The church was built by Mr. H. Poole of Westminster, with Mr. W. Buchanan of London as the foreman. Much of the carving work was carried out by Mr. M. Barns of Clifton and Mr. S. Poole of Westminster. The carpentry was carried out by Mr. W. Hoare of Charmouth and the flint masonry by Mr. J. Dunn of Charmouth. Hildyard laid the foundation stone during 1857, but died on 7 December 1857, before the church was completed. The church was consecrated by the Bishop of Salisbury, the Right Rev. Walter Kerr Hamilton, on 7 September 1858. Repairs were carried out to the church in 1977.

==Architecture==
St Mary's is built of knapped flint, with Bath stone dressings and roofs covered with red tiles from Stoke-upon-Trent. The internal stonework is of Bath and Caen stone ashlar. The church is made up of a nave, chancel and north vestry with organ chamber. The entrance is through a recessed door at the west end. Above is a bell-cot, featuring gablets and a foliated cross, containing a single bell. It was cast from a piece of brass cannon captured at Sebastopol during the Crimean War (1853–1856).

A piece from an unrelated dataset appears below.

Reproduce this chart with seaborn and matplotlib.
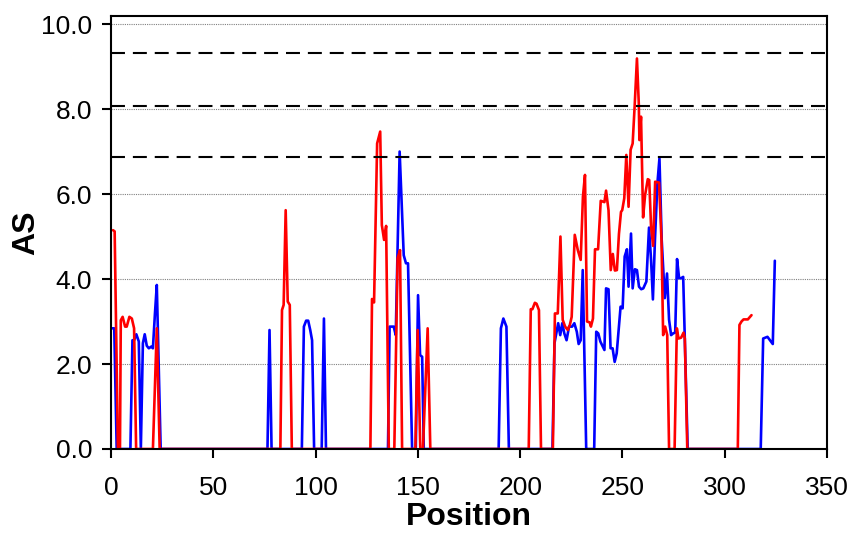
import numpy as np
import pandas as pd
import matplotlib
matplotlib.use("Agg")
import matplotlib.pyplot as plt
import seaborn as sns

# red profile: position / AS value
red_pos = [1.0, 1.8, 3.4, 4.4, 4.8, 5.7, 6.9, 7.7, 9.0, 10.2, 11.3, 12.3, 20.5, 22.4, 23.8,
           82.8, 83.6, 84.4, 85.4, 86.4, 87.4, 88.4,
           126.8, 127.6, 128.6, 130.1, 131.6, 132.4, 133.5, 134.5, 135.8,
           138.5, 140.1, 141.3, 142.3, 148.8, 149.9, 151.2, 152.5, 154.8, 156.1,
           204.2, 205.2, 206.0, 207.2, 208.0, 209.2, 210.2,
           216.0, 217.0, 218.4, 219.7, 220.8, 222.0, 223.3, 224.3, 225.2, 226.7, 228.2, 229.6,
           230.7, 231.7, 232.7, 234.0, 234.6, 235.6, 236.6, 238.1, 239.4, 241.2, 242.0, 243.2,
           244.3, 245.3, 246.3, 247.3, 248.3, 249.3, 249.9, 250.9, 251.9, 253.0, 254.0, 255.0,
           256.0, 257.1, 258.0, 258.3, 259.1, 260.1, 261.1, 262.4, 263.1, 264.0, 265.0, 266.0,
           267.9, 269.1, 269.9, 270.9, 271.9, 272.8, 275.5, 276.6, 277.4, 278.7, 279.9, 280.5,
           281.7, 306.4, 307.2, 308.2, 309.2, 311.3, 313.1]
red_as = [5.15, 5.12, 0, 0, 3.03, 3.11, 2.88, 2.88, 3.11, 3.07, 2.84, 0, 0, 2.84, 0,
          0, 3.27, 3.39, 5.62, 3.47, 3.39, 0,
          0, 3.53, 3.45, 7.19, 7.47, 5.27, 4.92, 5.25, 0,
          0, 4.49, 4.68, 0, 0, 2.8, 0, 0, 2.84, 0,
          0, 3.29, 3.29, 3.44, 3.42, 3.27, 0,
          0, 3.19, 3.19, 5.0, 3.04, 2.88, 2.8, 2.92, 3.11, 5.04, 4.68, 4.45,
          5.94, 6.45, 3.0, 2.98, 2.88, 3.07, 4.7, 4.7, 5.84, 5.81, 6.08, 5.62,
          4.21, 4.59, 4.2, 4.21, 5.06, 5.58, 5.62, 5.9, 6.92, 5.7, 7.04, 7.19,
          8.09, 9.19, 8.13, 7.27, 7.82, 5.45, 5.98, 6.35, 6.33, 5.23, 4.78, 6.29,
          6.27, 4.92, 2.68, 2.88, 2.68, 0, 0, 2.84, 2.6, 2.62, 2.74, 2.6,
          0, 0, 2.92, 3.0, 3.05, 3.05, 3.15]

# blue profile
blue_pos = [0.5, 1.6, 2.8, 9.5, 10.5, 11.3, 12.4, 13.6, 14.6, 15.6, 16.5, 17.5, 18.5, 19.7,
            20.5, 21.5, 22.4, 24.3,
            76.5, 77.5, 78.5, 93.3, 94.3, 95.4, 96.4, 97.4, 98.3, 99.3, 103.0, 104.1, 105.1,
            135.4, 136.2, 138.2, 139.2, 141.1, 143.1, 144.2, 145.2, 147.2,
            149.0, 150.1, 151.1, 152.1, 152.9,
            189.5, 190.6, 191.8, 193.3, 194.5,
            215.8, 216.8, 218.6, 219.6, 220.6, 221.6, 222.7, 223.9, 225.4, 226.5, 227.7, 228.6,
            229.6, 230.6, 232.3, 236.2, 237.2, 238.2, 239.2, 241.2, 242.0, 243.2, 244.2, 245.2,
            246.2, 247.2, 249.1, 250.1, 251.1, 252.2, 253.0, 254.2, 255.0, 256.1, 257.1, 258.1,
            259.2, 260.2, 261.7, 263.0, 264.0, 264.9, 265.9, 267.1, 268.1, 269.2, 270.7, 271.8,
            272.8, 273.8, 274.8, 275.8, 276.7, 277.7, 278.7, 279.7, 281.9,
            317.6, 318.8, 320.9, 323.5, 324.5]
blue_as = [2.84, 2.84, 0, 0, 2.56, 2.56, 2.7, 2.53, 0, 2.49, 2.7, 2.43, 2.37, 2.41,
           2.37, 3.19, 3.86, 0,
           0, 2.8, 0, 0, 2.88, 3.02, 3.02, 2.8, 2.56, 0, 0, 3.07, 0,
           0, 2.88, 2.88, 2.68, 7.0, 4.56, 4.37, 4.37, 0,
           0, 3.62, 2.21, 2.17, 0,
           0, 2.84, 3.07, 2.88, 0,
           0, 2.49, 2.96, 2.68, 2.96, 2.72, 2.56, 2.88, 2.88, 2.96, 2.76, 2.47,
           2.56, 4.21, 0, 0, 2.76, 2.72, 2.53, 2.33, 3.78, 3.76, 2.37, 2.37,
           2.05, 2.25, 3.35, 3.31, 4.53, 4.7, 3.82, 5.07, 3.78, 4.23, 4.21, 3.82,
           3.76, 3.78, 3.94, 5.21, 4.45, 3.52, 4.92, 6.25, 6.84, 4.92, 3.55, 4.13,
           3.04, 2.68, 2.72, 2.74, 4.47, 4.02, 4.02, 4.05, 0,
           0, 2.6, 2.64, 2.47, 4.43]

# threshold levels (dashed)
thresholds = [9.31, 8.07, 6.88]

sns.set_style("white")
plt.rcParams['font.family'] = ['Liberation Sans', 'DejaVu Sans']

fig = plt.figure(figsize=(8.51, 5.33), dpi=100)
ax = fig.add_axes([0.1304, 0.1576, 0.9718 - 0.1304, 0.97 - 0.1576])

red_df = pd.DataFrame({"Position": red_pos, "AS": red_as})
blue_df = pd.DataFrame({"Position": blue_pos, "AS": blue_as})

ax.yaxis.grid(True, linestyle=(0, (1, 1)), color="#808080", linewidth=0.8)
ax.set_axisbelow(True)

sns.lineplot(data=blue_df, x="Position", y="AS", color="#0000ff", linewidth=1.9,
             sort=False, estimator=None, ax=ax)
sns.lineplot(data=red_df, x="Position", y="AS", color="#ff0000", linewidth=1.9,
             sort=False, estimator=None, ax=ax)

for t in thresholds:
    ax.axhline(t, xmin=0, xmax=0.997, color="black", linewidth=1.5,
               linestyle=(0, (6.7, 3.8)))

ax.set_xlim(0, 350)
ax.set_ylim(0, 10.19)
ax.set_xticks(np.arange(0, 351, 50))
ax.set_yticks(np.arange(0, 10.1, 2))
ax.set_yticklabels([f"{v:.1f}" for v in np.arange(0, 10.1, 2)])

for s in ax.spines.values():
    s.set_visible(True)
    s.set_linewidth(1.5)
    s.set_color("black")

ax.tick_params(axis="both", direction="out", length=6.5, width=1.5, labelsize=19,
               colors="black", bottom=True, left=True)
ax.tick_params(axis="x", pad=13)
ax.tick_params(axis="y", pad=7)

ax.set_xlabel("Position", fontsize=23, fontweight="bold", labelpad=1.5, color="black")
ax.set_ylabel("AS", fontsize=23, fontweight="bold", labelpad=0, color="black")

fig.savefig("out.png", dpi=100)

The oak roof is of arch-braced construction and has stone corbels in the form of carved angels. All of the paving inside the church is made up of Mintons tiles. The church's fittings are contemporary with the 1857–58 rebuild; the seats are of oak, and the octagonal pulpit and font are both of Beer stone. The font was gifted by Frederick Hildyard in memory of R. C. Hildyard. The organ was made by Joseph Walker of London in 1857 and underwent repair by R. Godfrey in 1983.

The windows have stained glass from Clayton and Bell of London. Many of the windows are memorials to the Hildyard family. Some depict the Agony in the Garden, the Betrayal, the Bearing of the Cross, the Entombment and the Resurrection. The west window illustrates the life of St Mary. The chancel contains a reredos, sedilia and credence shelf. The reredos has a triple arcade, supported on green marble pillars, with stone capitals and bases. In the sacrarium, the Pede cloth and kneeling cushions were made by Mrs. Hildyard.

There are memorial tablets to R. C. Hildyard, dated 1857, and his son R. H. Hildyard, dated 1876. Both are buried in the churchyard. In the chancel is a memorial tablet to Catherine Hildyard, who died in 1855.